A coal wagon from Yorkshire Main Colliery |
My very brief visit to Old Edlington, where I spent less than an hour exploring the interior and exterior of St. Peter’s church, ended with a few photos of a couple of listed buildings that were on my list for a British Listed Buildings Photo Challenge - the dovecote to the house known as Limestones and the rendered Manor Farm House on the opposite side of the road.
The next listed building for me to photograph was the Edlington War Memorial, so I caught the No. 10 bus, which is now the X2, and alighted at the Edlington Lane/Thomson Avenue stop, where I grabbed a bite to eat at ASDA before continuing north along Edlington Lane.
New Edlington is centred around the former Yorkshire Main Colliery, which produced coal from 1909 to 1985 when it closed down. It is dominated by brick built houses and shops alongside Denaby Lane and by the time the 1930 Ordnance Survey map was published, had grown into quite a substantial village.
At the Yorkshire Main Community Centre, my first encounter with stone of any note was at the bronze Edlington Collier sculpture by Andrew Farmer, which is set upon a large block of dolomitic limestone from the Permian Cadeby Formation.
Next to this is the Yorkshire Main Commemorative Trust Memorial Garden, the centrepiece of which is the headstock wheel, set on a brick plinth with square memorial plaques at each end. In front of the wheel, an inscribed slab commemorates the miners who lost their lives at the colliery.
I didn’t get close enough to see what kind of stone these were made of, but I presume that they are ‘black granite’, which typically comes from India and China nowadays. The memorial to Frank Arrowsmith (d.2020), who founded the Miners Memorial Garden and Yorkshire Main Heritage Trust and served as Town Mayor, is also made of a polished black stone that, looking at my photo, looks like it could be Carboniferous Limestone.

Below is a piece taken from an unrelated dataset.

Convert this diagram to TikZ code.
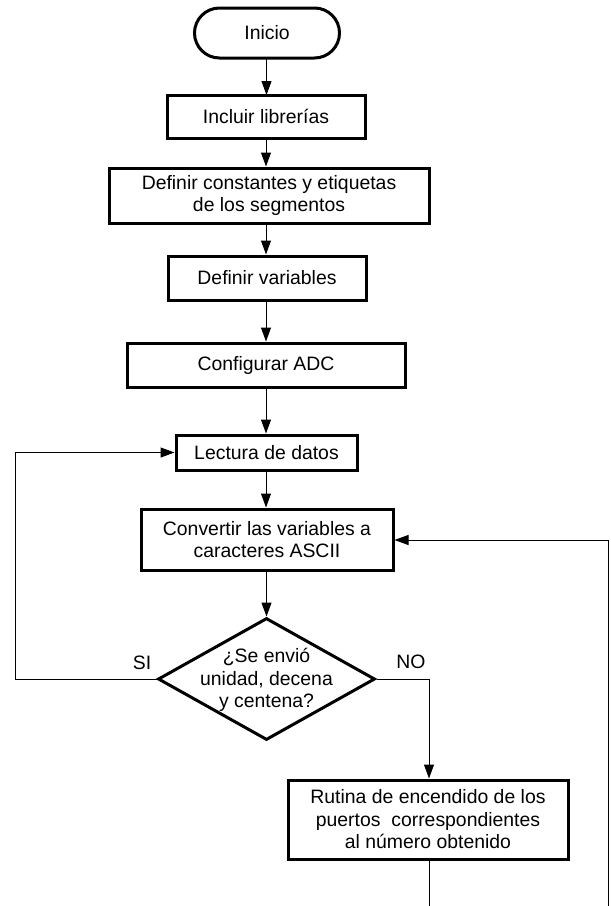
\documentclass[tikz,border=0pt]{standalone}
\usepackage{fontspec}
\setmainfont{Liberation Sans}
\usetikzlibrary{arrows.meta,shapes.geometric}
\begin{document}
\begin{tikzpicture}[x=1pt,y=-1pt,
  box/.style={draw, line width=3pt, rectangle, inner sep=0pt, align=center,
    font=\fontsize{19.4}{22.5}\selectfont},
  term/.style={box, rounded corners=25pt},
  decis/.style={draw, line width=3pt, diamond, inner sep=0pt},
  txt/.style={align=center, inner sep=0pt, font=\fontsize{19.4}{22.5}\selectfont},
  conn/.style={line width=1pt, -{Triangle[length=14pt,width=10pt]}},
  line/.style={line width=1pt}]
\useasboundingbox (0,0) rectangle (611,906);
\node[term, minimum width=145, minimum height=50] (ini) at (267,33) {Inicio};
\node[box, minimum width=198, minimum height=43] (incl) at (266,116.5) {Incluir librerías};
\node[box, minimum width=320, minimum height=55] (defc) at (269,195.5) {Definir constantes y etiquetas\\de los segmentos};
\node[box, minimum width=198, minimum height=44] (defv) at (267,278) {Definir variables};
\node[box, minimum width=278, minimum height=44] (adc) at (266,365) {Configurar ADC};
\node[box, minimum width=181, minimum height=35] (lect) at (266.5,452.5) {Lectura de datos};
\node[box, minimum width=252, minimum height=61] (conv) at (267,539.5) {Convertir las variables a\\caracteres ASCII};
\node[decis, minimum width=217, minimum height=122] (dec) at (266.5,679) {};
\node[txt] (dect) at (266.5,680) {¿Se envió\\unidad, decena\\y centena?};
\node[box, minimum width=280, minimum height=79] (rut) at (428,819.5) {Rutina de encendido de los\\puertos~ correspondientes\\al número obtenido};
\node[txt] (si) at (142,663) {SI};
\node[txt] (no) at (411,662) {NO};
\coordinate (lc) at (15,679);
\coordinate (nc) at (429,679);
\coordinate (bot) at (429,906);
\coordinate (rb) at (608,906);
\coordinate (rt) at (608,540);
\draw[conn] (266.5,58) -- (266.5,95);
\draw[conn] (incl.south) -- (incl.south |- defc.north);
\draw[conn] (defc.south -| incl.south) -- (incl.south |- defv.north);
\draw[conn] (defv.south -| incl.south) -- (incl.south |- adc.north);
\draw[conn] (adc.south -| incl.south) -- (incl.south |- lect.north);
\draw[conn] (lect.south -| incl.south) -- (incl.south |- conv.north);
\draw[conn] (conv.south -| dec.north) -- (dec.north);
\draw[conn] (dec.west) -- (lc) |- (lect.west);
\draw[conn] (dec.east) -- (nc) -- (nc |- rut.north);
\draw[line] (rut.south -| nc) -- (bot);
\draw[conn] (rb) -- (rt) -- (conv.east |- rt);
\end{tikzpicture}
\end{document}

Various memorials and display panels |
The Edlington National Union of Mineworkers memorial to the Miners' Strike (1984-1985) provides another example of a polished black stone plaque, which is set on a block of limestone - as is the timeline that records the history of the Yorkshire Main Heritage Trust.
Leaving the memorial garden, the Primitive Methodist Chapel (1924) building on the corner of Main Avenue and Prince’s Crescent immediately caught my eye. It is built in dense smooth red extruded and wire cut bricks, which are typical of those made from the milled Coal Measures mudstone in northern England.
The window dressings are made of a pale cream coloured limestone, which I did not inspect closely with a hand lens, but as I got nearer I noted that in sheltered areas – particularly on on the datestone – I could see that the limestone has developed a distinctly honey brown patina. I normally associate this with Jurassic oolitic limestone and not Permian dolomitic limestone, which tends to develop a grey patina when weathered.
Limestone from the Cadeby Formation was readily available from nearby quarries at Warmsworth, or slightly further away at Cadeby, but I would need to take another look at the church to determine whether Jurassic or Permian limestone has been used here.
Continuing up Main Avenue, I took a few photos of the brick built Church of St. John the Baptist, which has very large window sills made from a pale cream coloured limestone, but I didn’t get close to it and retraced my steps back to Edlington Lane and carried on until I found Edlington War Memorial. Again, I didn't look closely at the stone, but it looks like a medium grained gritstone such as Darley Dale or Bolton Woods.